Basically cast Hand of Gul'dan and IMMEDIATELY shift into metamorphosis. You have ~.5-1 second to do this due to the flight time of Hand of Gul'dan actually landing. This is because HoG calculates it's damage based on when it lands, not when it is cast. This is for the same reason that (at least at one time when it was worth casting) IF a Warlock was going to cast Chaos Wave then that Warlock *HAD* to make sure he/she/it stayed in meta form UNTIL it landed, otherwise you would lose damage on the cast. I like to cast HoG, shift into Meta demon form, cast 1 spell in demon form (usually ToC), and then quickly shift out every 10-15s so I don't sit on HoG charges (longer on procs and ESPECIALLY when I am in my (not the boss's) burn phase). As for your second question... there was a time when Chaos Wave was worth it... the answer is typically you do not want to cast chaos wave UNLESS a) you are trying to do a fast aoe burn (targets with only a few hundred thousand hp that needs to die FAST) or b) if you are sitting on a stack of Molten Core charges and their timer is about to expire because you had a bad run of RNG with HoG maintaining those stacks. In general though that *nerf* to Chaos Wave not long ago completely murdered this spell, it doesn't hardly do any more dmg than HoG (with weaving) and in general isn't worth the fury cost. If they intend on maintaining the dmg of this spell at current levels they need to reduce the fury cost down further. It was 120 fury, it was reduced by 1/3 to ~80 along with the 33% reduction to dmg during the nerf... needs to be more like 40-60 fury for the damage that it does to be worth using. I sorely wish Blizzard would get a clue as to how to balance a game...

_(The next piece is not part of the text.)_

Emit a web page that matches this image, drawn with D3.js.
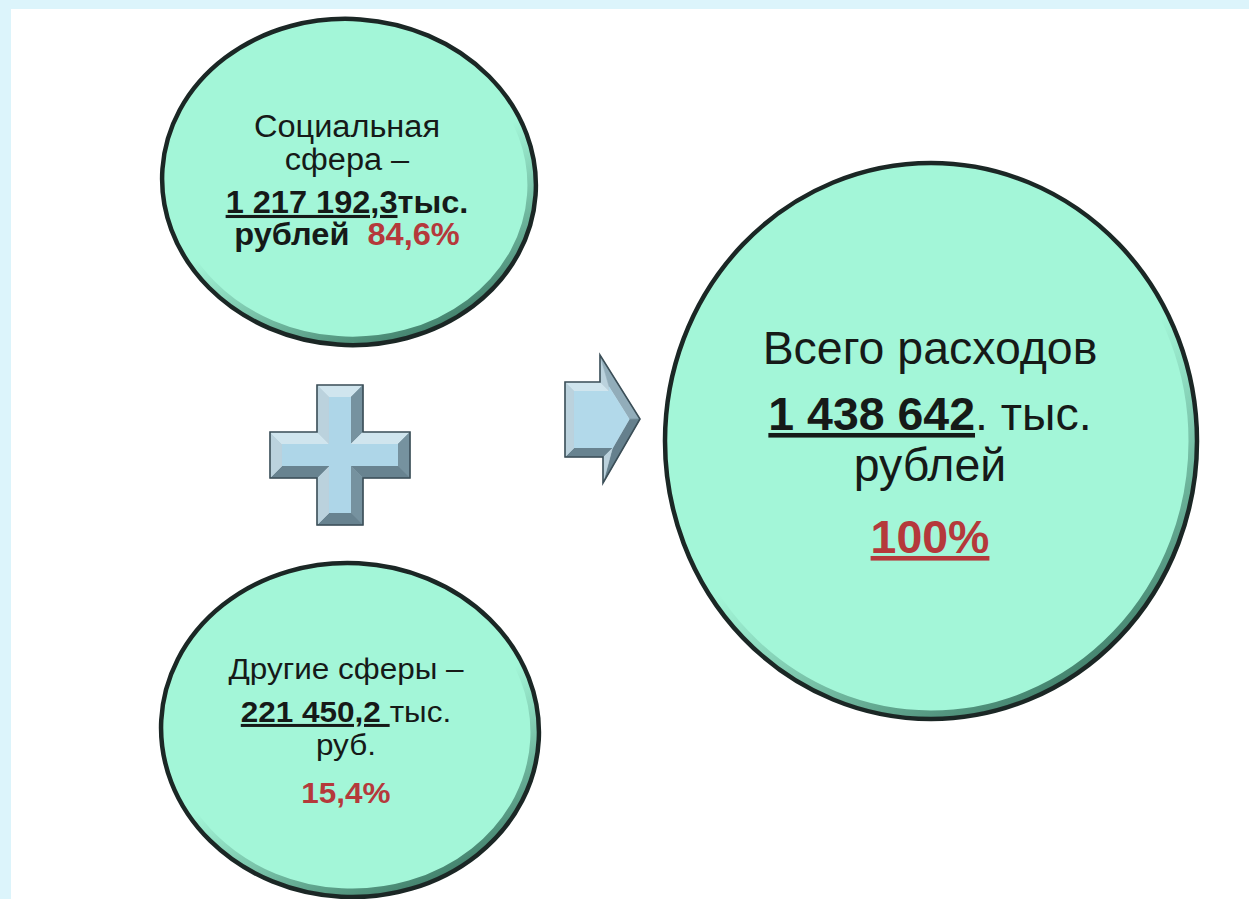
<!DOCTYPE html>
<html><head><meta charset="utf-8">
<script src="https://cdn.jsdelivr.net/npm/d3@7"></script>
<style>
html,body{margin:0;padding:0;background:#dcf4fb;overflow:hidden;}
svg{display:block;}
text{font-family:"Liberation Sans",Arial,sans-serif;white-space:pre;}
</style>
</head><body>
<svg id="c" width="1249" height="899"></svg>
<script>
// ---- data ----
const categories = ["Социальная сфера", "Другие сферы", "Всего расходов"];
const values = [1217192.3, 221450.2, 1438642];
const shares = [84.6, 15.4, 100];
const unitShort = "тыс.";
const unitRub = ["рублей", "руб.", "рублей"];

// ---- formatting ----
const ru = d3.formatLocale({decimal: ",", thousands: " ", grouping: [3], currency: ["", ""]});
const fmt1 = ru.format(",.1f"), fmtInt = ru.format(",d"), fmtP = ru.format(".1f");
const pct = v => (Number.isInteger(v) ? String(v) : fmtP(v)) + "%";

const TXT = "#161a18", RED = "#b5393b";

const svg = d3.select("#c");
svg.append("rect").attr("x", 11).attr("y", 9).attr("width", 1249).attr("height", 899).attr("fill", "#ffffff");

const defs = svg.append("defs");
const g = defs.append("linearGradient").attr("id", "bev").attr("x1", 0.15).attr("y1", 0).attr("x2", 0.75).attr("y2", 1);
g.append("stop").attr("offset", "0%").attr("stop-color", "#3a7562").attr("stop-opacity", 0);
g.append("stop").attr("offset", "55%").attr("stop-color", "#3a7562").attr("stop-opacity", 0);
g.append("stop").attr("offset", "100%").attr("stop-color", "#2f6a57").attr("stop-opacity", 0.9);

// ---- bubble layout ----
const w0 = categories[0].split(" ");
const bubbles = [
  {cx: 349, cy: 182, rx: 187, ry: 163, rot: 4, tx: 347, fs: 31, sx: 1.05,
   lines: [
     {y: 137, parts: [{t: w0[0]}]},
     {y: 170, parts: [{t: w0[1] + " –"}]},
     {y: 213, parts: [{t: fmt1(values[0]), b: 1, u: 1}, {t: unitShort, b: 1}]},
     {y: 245, parts: [{t: unitRub[0] + "  ", b: 1}, {t: pct(shares[0]), b: 1, red: 1}]}
   ]},
  {cx: 350, cy: 730, rx: 189, ry: 167, rot: 3, tx: 346, fs: 30, sx: 1.05,
   lines: [
     {y: 679, parts: [{t: categories[1] + " –"}]},
     {y: 722, parts: [{t: fmt1(values[1]) + " ", b: 1, u: 1}, {t: unitShort}]},
     {y: 755, parts: [{t: unitRub[1]}]},
     {y: 803, parts: [{t: pct(shares[1]), b: 1, red: 1}]}
   ]},
  {cx: 931, cy: 441, rx: 266, ry: 278, rot: 0, tx: 930, fs: 46, sx: 1.01,
   lines: [
     {y: 364, parts: [{t: categories[2]}]},
     {y: 430, parts: [{t: fmtInt(values[2]), b: 1, u: 1}, {t: ". " + unitShort}]},
     {y: 481, parts: [{t: unitRub[2]}]},
     {y: 553, parts: [{t: pct(shares[2]), b: 1, red: 1, u: 1}]}
   ]}
];

bubbles.forEach(d => {
  const gg = svg.append("g").attr("transform", `rotate(${d.rot},${d.cx},${d.cy})`);
  gg.append("ellipse").attr("cx", d.cx).attr("cy", d.cy).attr("rx", d.rx).attr("ry", d.ry)
    .attr("fill", "#a3f6d8");
  gg.append("ellipse").attr("cx", d.cx).attr("cy", d.cy).attr("rx", d.rx - 5).attr("ry", d.ry - 5)
    .attr("fill", "none").attr("stroke", "url(#bev)").attr("stroke-width", 7);
  gg.append("ellipse").attr("cx", d.cx).attr("cy", d.cy).attr("rx", d.rx).attr("ry", d.ry)
    .attr("fill", "none").attr("stroke", "#1b2725").attr("stroke-width", 4.5);

  const tg = svg.append("g").attr("transform", `translate(${d.tx},0) scale(${d.sx},1) translate(${-d.tx},0)`);
  d.lines.forEach(l => {
    const t = tg.append("text").attr("x", d.tx).attr("y", l.y).attr("text-anchor", "middle")
      .attr("font-size", d.fs).attr("fill", TXT);
    l.parts.forEach(p => {
      t.append("tspan").text(p.t)
        .attr("font-weight", p.b ? "bold" : "normal")
        .attr("fill", p.red ? RED : TXT)
        .style("text-decoration", p.u ? "underline" : "none");
    });
  });
});

// ---- beveled shapes (plus and arrow) ----
function offsetPoly(pts, b) {
  const n = pts.length, lines = [];
  for (let i = 0; i < n; i++) {
    const a = pts[i], c = pts[(i + 1) % n];
    let dx = c[0] - a[0], dy = c[1] - a[1]; const L = Math.hypot(dx, dy); dx /= L; dy /= L;
    const nx = -dy, ny = dx;
    lines.push({p: [a[0] + nx * b, a[1] + ny * b], d: [dx, dy], n: [nx, ny]});
  }
  const inner = [];
  for (let i = 0; i < n; i++) {
    const l1 = lines[(i - 1 + n) % n], l2 = lines[i];
    const det = l1.d[0] * (-l2.d[1]) - l1.d[1] * (-l2.d[0]);
    const rx = l2.p[0] - l1.p[0], ry = l2.p[1] - l1.p[1];
    const s = (rx * (-l2.d[1]) - ry * (-l2.d[0])) / det;
    inner.push([l1.p[0] + l1.d[0] * s, l1.p[1] + l1.d[1] * s]);
  }
  return {inner, lines};
}
const shade = d3.scaleLinear().domain([-1, 0, 1]).range(["#5f7b88", "#93aebb", "#dcf0f8"]).interpolate(d3.interpolateRgb);
function bevelShape(pts, b, face) {
  const {inner, lines} = offsetPoly(pts, b);
  const n = pts.length;
  const grp = svg.append("g");
  const lx = -0.55, ly = -0.835;
  for (let i = 0; i < n; i++) {
    const o = [-lines[i].n[0], -lines[i].n[1]];
    const q = [pts[i], pts[(i + 1) % n], inner[(i + 1) % n], inner[i]];
    grp.append("path").attr("d", d3.line()(q) + "Z").attr("fill", shade(o[0] * lx + o[1] * ly))
      .attr("stroke", shade(o[0] * lx + o[1] * ly)).attr("stroke-width", 0.6);
  }
  grp.append("path").attr("d", d3.line()(inner) + "Z").attr("fill", face);
  grp.append("path").attr("d", d3.line()(pts) + "Z").attr("fill", "none").attr("stroke", "#3b4e57").attr("stroke-width", 1.6);
  return grp;
}
// plus
(function () {
  const cx = 340, cy = 455, L = 70, T = 23;
  const p = [[-T,-L],[T,-L],[T,-T],[L,-T],[L,T],[T,T],[T,L],[-T,L],[-T,T],[-L,T],[-L,-T],[-T,-T]]
    .map(q => [cx + q[0], cy + q[1]]);
  bevelShape(p, 12, "#aed6e8");
})();
// arrow
(function () {
  const p = [[565,382],[600,382],[600,355],[640,419],[603,483],[603,457],[565,457]];
  bevelShape(p, 9, "#b2d9ea");
})();
</script>
</body></html>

Do I understand it right when I say: so u shouldnt stack HoG? I mean cast HoG (1 cast) -> meta -> ToC -> cancel meta -> HoG -> meta and so on once u get a charge?
or do u still do as I do now that u cast HoG -> corru and a SB (letting the dot tick) -> cast 2nd HoG and THEN -> meta and "weave" the shadowflame with x2 dot?
Last edited by mmocb8a6935ce9; 2013-01-10 at 06:14 AM.
You still want to double stack it as it effectively offers a full additional cast, which is much greater increase than getting the Meta bonus on two separate casts. Shadowflame itself is about 9% of your output on single target, so doing this will gain you at best 1.5% if executed perfectly every time (which may not be possible, or even desirable due to Meta's cooldown); I don't think that's really enough to effect overall stat weights quite as much as Teye suggests.
The example lichinator gives is pretty extreme (and thus rare), and allows very, very high Meta uptime through Shadowflame's Fury generation, where of course Haste will be devalued as it's purpose is to generate Fury rather than spend it.